─── Information provided ───

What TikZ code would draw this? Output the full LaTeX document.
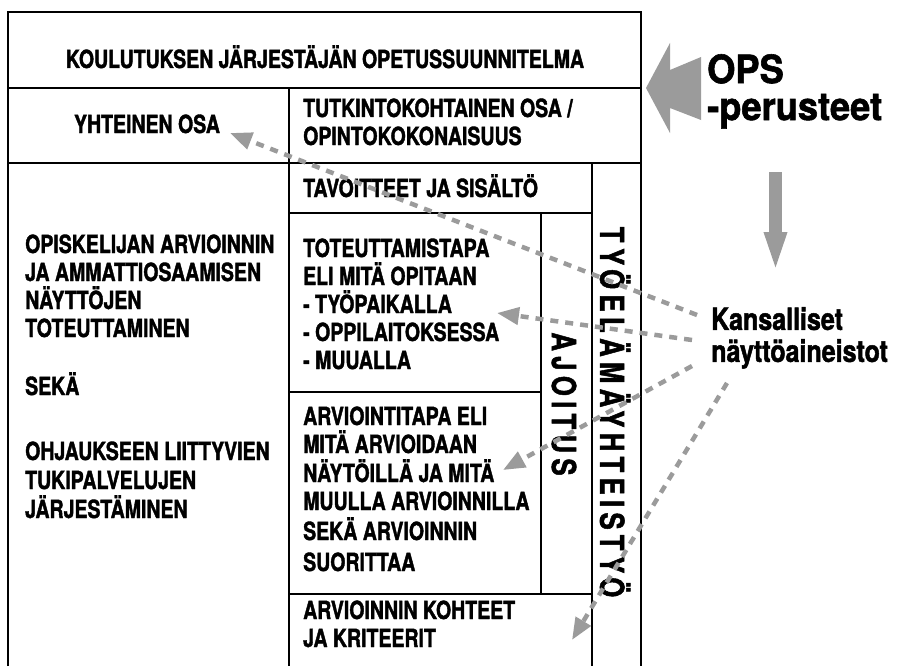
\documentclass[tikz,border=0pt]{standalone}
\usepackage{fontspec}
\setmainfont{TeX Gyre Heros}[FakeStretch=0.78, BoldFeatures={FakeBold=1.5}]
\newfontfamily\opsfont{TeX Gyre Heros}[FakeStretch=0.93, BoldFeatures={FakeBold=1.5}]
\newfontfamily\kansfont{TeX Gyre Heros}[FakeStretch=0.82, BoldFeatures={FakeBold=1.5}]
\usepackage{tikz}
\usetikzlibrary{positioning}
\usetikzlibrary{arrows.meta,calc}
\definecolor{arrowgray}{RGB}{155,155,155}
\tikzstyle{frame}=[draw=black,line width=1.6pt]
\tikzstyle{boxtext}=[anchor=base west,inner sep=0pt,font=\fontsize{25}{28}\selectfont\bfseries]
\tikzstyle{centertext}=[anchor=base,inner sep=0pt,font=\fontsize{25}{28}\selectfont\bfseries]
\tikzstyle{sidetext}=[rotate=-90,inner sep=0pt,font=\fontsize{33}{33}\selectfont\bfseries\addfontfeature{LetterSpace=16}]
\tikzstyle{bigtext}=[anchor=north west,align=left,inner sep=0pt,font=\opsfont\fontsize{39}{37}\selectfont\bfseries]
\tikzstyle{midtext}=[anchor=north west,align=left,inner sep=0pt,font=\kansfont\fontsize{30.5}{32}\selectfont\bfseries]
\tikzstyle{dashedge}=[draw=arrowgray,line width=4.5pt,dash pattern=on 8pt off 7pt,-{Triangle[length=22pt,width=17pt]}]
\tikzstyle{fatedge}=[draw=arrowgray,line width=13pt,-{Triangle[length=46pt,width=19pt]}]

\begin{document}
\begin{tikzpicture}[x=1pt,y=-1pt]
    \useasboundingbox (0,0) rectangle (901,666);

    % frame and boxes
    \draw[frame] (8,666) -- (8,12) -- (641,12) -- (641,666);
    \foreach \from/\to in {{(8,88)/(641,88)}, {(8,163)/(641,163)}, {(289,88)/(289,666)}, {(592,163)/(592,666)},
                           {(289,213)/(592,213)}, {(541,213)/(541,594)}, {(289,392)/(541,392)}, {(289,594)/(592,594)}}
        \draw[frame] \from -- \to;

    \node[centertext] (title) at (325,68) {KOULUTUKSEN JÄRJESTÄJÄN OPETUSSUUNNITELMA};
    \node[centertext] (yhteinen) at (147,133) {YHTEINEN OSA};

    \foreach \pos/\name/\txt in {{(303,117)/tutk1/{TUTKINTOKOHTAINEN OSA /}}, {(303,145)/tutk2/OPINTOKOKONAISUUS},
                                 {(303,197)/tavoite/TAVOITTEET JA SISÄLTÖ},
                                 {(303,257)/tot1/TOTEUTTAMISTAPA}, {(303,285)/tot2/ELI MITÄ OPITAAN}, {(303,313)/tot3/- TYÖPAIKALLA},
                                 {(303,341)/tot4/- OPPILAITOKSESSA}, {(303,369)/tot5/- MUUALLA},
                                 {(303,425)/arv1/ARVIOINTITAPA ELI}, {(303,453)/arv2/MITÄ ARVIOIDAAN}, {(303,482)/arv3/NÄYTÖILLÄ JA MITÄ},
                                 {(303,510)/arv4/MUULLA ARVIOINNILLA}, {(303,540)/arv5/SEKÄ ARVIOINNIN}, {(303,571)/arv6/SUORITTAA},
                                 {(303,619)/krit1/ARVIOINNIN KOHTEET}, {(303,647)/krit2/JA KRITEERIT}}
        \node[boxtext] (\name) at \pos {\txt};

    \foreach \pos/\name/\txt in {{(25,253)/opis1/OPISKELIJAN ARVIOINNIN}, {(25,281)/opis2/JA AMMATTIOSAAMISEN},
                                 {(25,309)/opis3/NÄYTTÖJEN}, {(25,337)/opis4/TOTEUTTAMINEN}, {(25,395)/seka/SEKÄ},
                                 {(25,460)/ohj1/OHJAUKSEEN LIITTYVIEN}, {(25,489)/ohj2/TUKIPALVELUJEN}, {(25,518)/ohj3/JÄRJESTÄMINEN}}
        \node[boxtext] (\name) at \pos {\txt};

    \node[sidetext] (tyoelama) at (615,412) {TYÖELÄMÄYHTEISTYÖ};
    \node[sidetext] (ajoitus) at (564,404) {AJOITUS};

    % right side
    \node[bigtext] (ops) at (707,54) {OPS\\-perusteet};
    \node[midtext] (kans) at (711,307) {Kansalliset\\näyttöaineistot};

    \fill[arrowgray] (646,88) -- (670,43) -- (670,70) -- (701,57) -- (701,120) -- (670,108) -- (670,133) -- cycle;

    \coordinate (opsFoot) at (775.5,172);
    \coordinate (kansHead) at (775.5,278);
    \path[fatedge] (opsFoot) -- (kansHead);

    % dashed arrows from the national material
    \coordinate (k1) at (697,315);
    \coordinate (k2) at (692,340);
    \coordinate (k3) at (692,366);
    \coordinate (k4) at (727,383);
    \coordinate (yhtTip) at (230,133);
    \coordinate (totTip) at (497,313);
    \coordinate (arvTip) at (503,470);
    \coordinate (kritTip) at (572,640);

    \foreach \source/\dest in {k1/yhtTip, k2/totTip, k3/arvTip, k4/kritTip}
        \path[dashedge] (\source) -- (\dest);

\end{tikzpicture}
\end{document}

───

- [Written request] Every line above should be returned exactly; the pictures stay out.

- [Exercise output]
What TikZ code would draw this? Output the full LaTeX document.
\documentclass[tikz,border=0pt]{standalone}
\usepackage{fontspec}
\setmainfont{TeX Gyre Heros}[FakeStretch=0.78, BoldFeatures={FakeBold=1.5}]
\newfontfamily\opsfont{TeX Gyre Heros}[FakeStretch=0.93, BoldFeatures={FakeBold=1.5}]
\newfontfamily\kansfont{TeX Gyre Heros}[FakeStretch=0.82, BoldFeatures={FakeBold=1.5}]
\usepackage{tikz}
\usetikzlibrary{positioning}
\usetikzlibrary{arrows.meta,calc}
\definecolor{arrowgray}{RGB}{155,155,155}
\tikzstyle{frame}=[draw=black,line width=1.6pt]
\tikzstyle{boxtext}=[anchor=base west,inner sep=0pt,font=\fontsize{25}{28}\selectfont\bfseries]
\tikzstyle{centertext}=[anchor=base,inner sep=0pt,font=\fontsize{25}{28}\selectfont\bfseries]
\tikzstyle{sidetext}=[rotate=-90,inner sep=0pt,font=\fontsize{33}{33}\selectfont\bfseries\addfontfeature{LetterSpace=16}]
\tikzstyle{bigtext}=[anchor=north west,align=left,inner sep=0pt,font=\opsfont\fontsize{39}{37}\selectfont\bfseries]
\tikzstyle{midtext}=[anchor=north west,align=left,inner sep=0pt,font=\kansfont\fontsize{30.5}{32}\selectfont\bfseries]
\tikzstyle{dashedge}=[draw=arrowgray,line width=4.5pt,dash pattern=on 8pt off 7pt,-{Triangle[length=22pt,width=17pt]}]
\tikzstyle{fatedge}=[draw=arrowgray,line width=13pt,-{Triangle[length=46pt,width=19pt]}]

\begin{document}
\begin{tikzpicture}[x=1pt,y=-1pt]
    \useasboundingbox (0,0) rectangle (901,666);

    % frame and boxes
    \draw[frame] (8,666) -- (8,12) -- (641,12) -- (641,666);
    \foreach \from/\to in {{(8,88)/(641,88)}, {(8,163)/(641,163)}, {(289,88)/(289,666)}, {(592,163)/(592,666)},
                           {(289,213)/(592,213)}, {(541,213)/(541,594)}, {(289,392)/(541,392)}, {(289,594)/(592,594)}}
        \draw[frame] \from -- \to;

    \node[centertext] (title) at (325,68) {KOULUTUKSEN JÄRJESTÄJÄN OPETUSSUUNNITELMA};
    \node[centertext] (yhteinen) at (147,133) {YHTEINEN OSA};

    \foreach \pos/\name/\txt in {{(303,117)/tutk1/{TUTKINTOKOHTAINEN OSA /}}, {(303,145)/tutk2/OPINTOKOKONAISUUS},
                                 {(303,197)/tavoite/TAVOITTEET JA SISÄLTÖ},
                                 {(303,257)/tot1/TOTEUTTAMISTAPA}, {(303,285)/tot2/ELI MITÄ OPITAAN}, {(303,313)/tot3/- TYÖPAIKALLA},
                                 {(303,341)/tot4/- OPPILAITOKSESSA}, {(303,369)/tot5/- MUUALLA},
                                 {(303,425)/arv1/ARVIOINTITAPA ELI}, {(303,453)/arv2/MITÄ ARVIOIDAAN}, {(303,482)/arv3/NÄYTÖILLÄ JA MITÄ},
                                 {(303,510)/arv4/MUULLA ARVIOINNILLA}, {(303,540)/arv5/SEKÄ ARVIOINNIN}, {(303,571)/arv6/SUORITTAA},
                                 {(303,619)/krit1/ARVIOINNIN KOHTEET}, {(303,647)/krit2/JA KRITEERIT}}
        \node[boxtext] (\name) at \pos {\txt};

    \foreach \pos/\name/\txt in {{(25,253)/opis1/OPISKELIJAN ARVIOINNIN}, {(25,281)/opis2/JA AMMATTIOSAAMISEN},
                                 {(25,309)/opis3/NÄYTTÖJEN}, {(25,337)/opis4/TOTEUTTAMINEN}, {(25,395)/seka/SEKÄ},
                                 {(25,460)/ohj1/OHJAUKSEEN LIITTYVIEN}, {(25,489)/ohj2/TUKIPALVELUJEN}, {(25,518)/ohj3/JÄRJESTÄMINEN}}
        \node[boxtext] (\name) at \pos {\txt};

    \node[sidetext] (tyoelama) at (615,412) {TYÖELÄMÄYHTEISTYÖ};
    \node[sidetext] (ajoitus) at (564,404) {AJOITUS};

    % right side
    \node[bigtext] (ops) at (707,54) {OPS\\-perusteet};
    \node[midtext] (kans) at (711,307) {Kansalliset\\näyttöaineistot};

    \fill[arrowgray] (646,88) -- (670,43) -- (670,70) -- (701,57) -- (701,120) -- (670,108) -- (670,133) -- cycle;

    \coordinate (opsFoot) at (775.5,172);
    \coordinate (kansHead) at (775.5,278);
    \path[fatedge] (opsFoot) -- (kansHead);

    % dashed arrows from the national material
    \coordinate (k1) at (697,315);
    \coordinate (k2) at (692,340);
    \coordinate (k3) at (692,366);
    \coordinate (k4) at (727,383);
    \coordinate (yhtTip) at (230,133);
    \coordinate (totTip) at (497,313);
    \coordinate (arvTip) at (503,470);
    \coordinate (kritTip) at (572,640);

    \foreach \source/\dest in {k1/yhtTip, k2/totTip, k3/arvTip, k4/kritTip}
        \path[dashedge] (\source) -- (\dest);

\end{tikzpicture}
\end{document}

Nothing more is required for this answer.